Début juillet, la majorité sénatoriale, composée du groupe Union centriste et du groupe Les Républicains, avait formulé conjointement ses pistes d’économies et envisageait 10 milliards d’économie pour le budget de la sécurité sociale dont la moitié serait issue de la réduction des dépenses et l’autre moitié pour l’année blanche. « Les économies sont atteignables en passant par une sobriété des dépenses, surtout pour l’assurance maladie », pointe Élisabeth Doineau qui souligne que les pistes sénatoriales ont été largement prises en compte.
« Réduire le nombre d’arrêts maladie est l’un des axes principaux pour réduire les dépenses »
« J’ai trouvé que ce qu’elle exposait était pertinent sur le fond et assez clair du point de vue de la forme. Ce sont des mesures concrètes qui visent à responsabiliser les patients », abonde le sénateur centriste et membre de la commission des affaires sociales, Olivier Henno. Plusieurs membres insistent notamment sur la nécessité de limiter la progression des arrêts maladies. « Il faut absolument freiner la montée en charge des arrêts maladie », affirme Élisabeth Doineau. Pour la sénatrice LR et rapporteur de la branche « Assurance maladie » pour la Commission des Affaires sociales, Corinne Imbert, « réduire le nombre d’arrêts maladie est l’un des axes principaux pour réduire les dépenses ».

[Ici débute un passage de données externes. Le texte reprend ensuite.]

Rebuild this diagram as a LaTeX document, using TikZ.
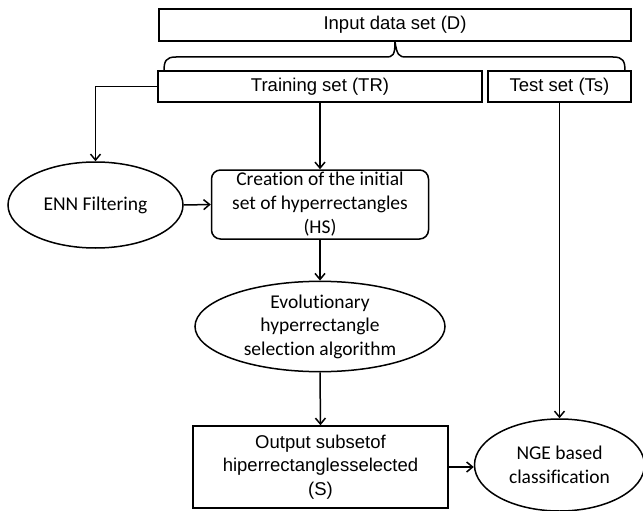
\documentclass[tikz,border=0pt]{standalone}
\usepackage{fontspec}
\setmainfont{Liberation Sans}
\newfontfamily\calfont[Ligatures={NoCommon}]{Carlito}
\usetikzlibrary{shapes.geometric,arrows.meta}
\begin{document}
\begin{tikzpicture}[x=1pt,y=-1pt,line width=1.5pt,
  arialbox/.style={draw,rectangle,inner sep=0pt,font=\fontsize{18.5}{23.5}\selectfont,align=center},
  calell/.style={draw,ellipse,inner sep=0pt,font=\calfont\fontsize{19.5}{23.5}\selectfont,align=center},
  calround/.style={draw,rectangle,rounded corners=9pt,inner sep=0pt,font=\calfont\fontsize{19.5}{24}\selectfont,align=center},
  arr/.style={-{Straight Barb[length=6pt,width=10pt,line width=1.5pt]}}]
\useasboundingbox (0,0) rectangle (643,511);
\node[arialbox,minimum width=472,minimum height=32] (input) at (395,25) {Input data set (D)};
\node[arialbox,minimum width=324,minimum height=31] (train) at (320,86.5) {Training set (TR)};
\node[arialbox,minimum width=143,minimum height=31] (test) at (559.5,86.5) {Test set (Ts)};
\node[calell,minimum width=175,minimum height=86] (enn) at (95.5,205) {ENN Filtering};
\node[calround,minimum width=217,minimum height=69] (create) at (320,204.5) {Creation of the initial\\set of hyperrectangles\\(HS)};
\node[calell,minimum width=250,minimum height=87] (evo) at (320,326.5) {Evolutionary\\hyperrectangle\\selection algorithm};
\node[arialbox,minimum width=255,minimum height=82] (out) at (320.5,467) {Output subsetof\\hiperrectanglesselected\\(S)};
\node[calell,minimum width=170,minimum height=92] (nge) at (559.5,465) {NGE based\\classification};
\coordinate (bl) at (164,71);
\coordinate (br) at (625,71);
\coordinate (btip) at (input.south);
\draw (bl) .. controls (164,61) and (166,57) .. (176,57) -- (386,57)
  .. controls (393,57) and (395,55) .. (btip)
  .. controls (397,55) and (399,57) .. (406,57) -- (613,57)
  .. controls (623,57) and (625,61) .. (br);
\draw[arr] (train.west) -| (enn.north);
\draw[arr] (train.south) -- (create.north);
\draw[arr] (enn.east) -- (create.west);
\draw[arr] (create.south) -- (evo.north);
\draw[arr] (evo.south) -- (out.north);
\draw[arr] (test.south) -- (nge.north);
\draw[arr] (out.east) -- (out.east -| nge.west);
\end{tikzpicture}
\end{document}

Si la majorité sénatoriale soutient la philosophie des mesures proposées par le gouvernement, quelques ajustements pourraient néanmoins intervenir. « Au niveau des parlementaires on a sans doute des idées différentes, j’entends beaucoup de propositions, notamment celle d’aligner le régime du public sur celui du privé », évoque Élisabeth Doineau. « Il faut sans doute distinguer en fonction de la nature des arrêts maladie et introduire une notion d’urgence, notamment en cas d’opération, qui éviterait l’application du délai de carence », avance Olivier Henno. De son côté, Corinne Imbert regrette que « le doublement des franchises n’ait pas vraiment été débattu ».
Des économies au détriment des assurés sociaux
A gauche de l’hémicycle, l’appréciation est beaucoup moins indulgente. « Ce qu’annonce la ministre est un marqueur d’une politique extrêmement droitière qui vise à taper uniquement sur les malades », affirme Bernard Jomier, sénateur socialiste de Paris et membre de la commission des affaires sociales. Ce dernier regrette que le gouvernement prenne conscience d’une augmentation du nombre de maladies chroniques sans en tirer les conséquences en matière de prévention. Un constat partagé par le sénateur communiste Ian Brossat qui a estimé que les 5,5 milliards d’économies seraient réalisées sur le dos des malades.
« En ce qui concerne les arrêts maladie, on est presque dans le comique de répétition. L’année dernière on a annoncé 15 000 contrôles sur les médecins généralistes pour éviter les arrêts trop nombreux, mais ça n’a rien changé. Par ailleurs, en plafonnant à 15 jours la durée du premier arrêt maladie, on va faire augmenter mécaniquement le nombre de consultations », déplore Bernard Jomier. Enfin, le sénateur de Paris fustige l’absence de mesures sur « l’hyper-rentabilité de certains secteurs comme la radiologie » qui constate que l’objectif est « de faire payer les assurés sociaux ».